- Andrés Roca Rey on the cover of Les Cahiers du Cinéma, March 6, 2025
- Born: Andrés Roca Rey Valdez October 21, 1996 (age 29) Lima, Peru
- Occupation: Bullfighter
- Years active: 2008–present
- Website: https://rocarey.info/

= Andrés Roca Rey =

Peruvian bullfighter (born 1996)

Andrés Roca Rey, also known simply as Roca Rey, is a Peruvian matador.

He is the younger brother of Fernando Roca Rey, also a matador. His uncle, José Antonio, was a rejoneador, and his grandfather worked in bullfighting administration in Lima.

== Career and awards ==
Roca Rey's career began in 2008 in a bout against his first calf; he trained throughout Latin America and Europe before being "confirmed" as a full matador in 2016.

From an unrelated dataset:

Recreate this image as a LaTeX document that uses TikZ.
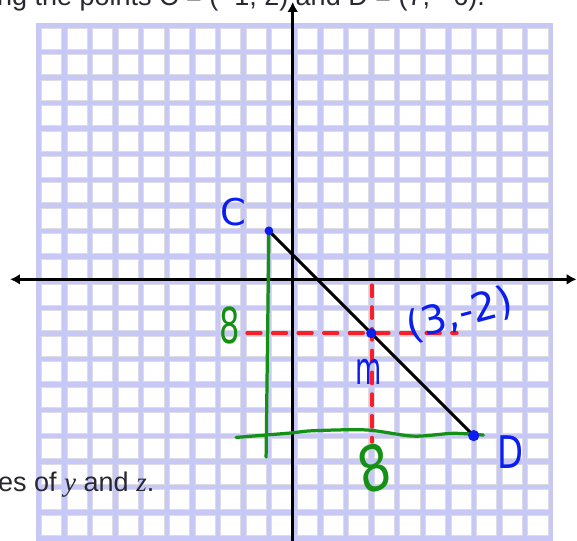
\documentclass[tikz,border=0pt]{standalone}
\usepackage{fontspec}
\setmainfont{Liberation Sans}
\newfontfamily\handfont{DejaVu Sans}
\newfontfamily\timesfont{Liberation Serif}
\usepackage{tikz}
\usetikzlibrary{arrows.meta,positioning}
\definecolor{gridlav}{RGB}{200,200,246}
\definecolor{cellrim}{RGB}{220,220,226}
\definecolor{penblue}{RGB}{10,30,240}
\definecolor{penred}{RGB}{250,30,40}
\definecolor{pengreen}{RGB}{20,145,20}
\definecolor{printgray}{RGB}{40,40,50}

\begin{document}
\begin{tikzpicture}[x=1cm,y=1cm,>={Latex[length=11pt,width=12pt]},
  axis/.style={line width=3.5pt},
  pen/.style={line width=3.6pt,line cap=round,line join=round},
  hand/.style={font=\handfont\fontsize{#1}{#1}\selectfont,inner sep=0pt},
  printed/.style={anchor=base west,inner sep=0pt,text=printgray,font=\fontsize{30}{30}\selectfont}]
\clip (-11.504,-10.078) rectangle (11.035,11.016);
\fill[white] (-11.504,-10.078) rectangle (11.035,11.016);
% grid
\fill[gridlav] (-10.105,-10.105) rectangle (10.105,10.105);
\foreach \i in {-10,...,9}
  \foreach \j in {-10,...,9}
    \filldraw[fill=white,draw=cellrim,line width=0.6pt] (\i+0.105,\j+0.105) rectangle (\i+0.895,\j+0.895);
\node[printed] (prompt) at (-11.62,10.80) {ng the points C = (−1, 2) and D = (7, −6).};
\node[printed] (task) at (-11.58,-8.20) {es of {\timesfont\itshape y} and {\timesfont\itshape z}.};
% axes
\coordinate (xl) at (-11.11,0.105);
\coordinate (xr) at (11.02,0.105);
\coordinate (yb) at (-0.07,-10.3);
\coordinate (yt) at (-0.07,10.94);
\draw[axis,<->] (xl) -- (xr);
\draw[axis,->] (yb) -- (yt);
% points and segment
\coordinate (C) at (-1,2);
\coordinate (D) at (7,-6);
\coordinate (M) at (3,-2);
\draw[line width=3.3pt] (C) -- (D);
% red guides through the midpoint
\coordinate (rl) at (-1.86,-1.99);
\coordinate (rr) at (6.35,-1.99);
\coordinate (rt) at (3.03,-0.12);
\coordinate (rb) at (3.03,-6.25);
\draw[pen,penred,dash pattern=on 0.55cm off 0.45cm] (rl) -- (rr);
\draw[pen,penred,dash pattern=on 0.45cm off 0.4cm] (rt) -- (rb);
% green legs
\coordinate (gb) at (-1.11,-6.84);
\draw[pen,pengreen] (C) -- (gb);
\draw[pen,pengreen] plot[smooth] coordinates {(-2.28,-6.07) (-0.18,-5.90) (0.72,-5.81) (2.82,-5.78) (4.64,-6.02) (6.2,-5.91) (7.38,-5.98)};
\fill[penblue] (C) circle (0.17);
\fill[penblue] (D) circle (0.22);
\fill[penblue] (M) circle (0.2);
% labels
\node[hand=41pt,text=penblue] (labC) at (-2.40,2.73) {C};
\node[hand=50pt,text=penblue,xscale=0.75] (labD) at (8.42,-6.64) {D};
\node[hand=50pt,text=penblue,xscale=0.6] (labM) at (2.91,-3.52) {m};
\node[hand=44pt,text=penblue,rotate=15] (labMid) at (6.45,-1.27) {(3,-2)};
\node[hand=55pt,text=pengreen,xscale=0.65] (legY) at (-2.52,-1.68) {8};
\node[hand=70pt,text=pengreen,xscale=0.8,rotate=15] (legX) at (3.10,-7.27) {8};
\end{tikzpicture}
\end{document}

Throughout the 2010s and 2020s Roca Rey received many distinctions in bullfighting. He won the Fallas twice. He has several times won the "Golden Scapular" prize in the annual Lord of Miracles festival and bullfighting competition in his hometown of Lima. On Ash Wednesday 2026, he had an audience at the Vatican with Pope Leo XIV, who also similarly at one time in Peru.

== In media ==
Roca Rey was interviewed for The Critic magazine in 2021 by Christopher North, where he was called "arguably the best torero in the world, and unarguably the most popular." He received similar praise from North In 2022 and 2024. He has also garnered coverage in La Repubblica and Le Journal du Dimanche for bringing young people to bullfighting and defending the sport.

Roca Rey was the subject of a 2024 documentary film called Afternoons of Solitude (Tardes de soledad) by film director Albert Serra. Afternoons was awarded the Feroz Zinemaldia Award and the Golden Shell for best film at the San Sebastián International Film Festival in 2024.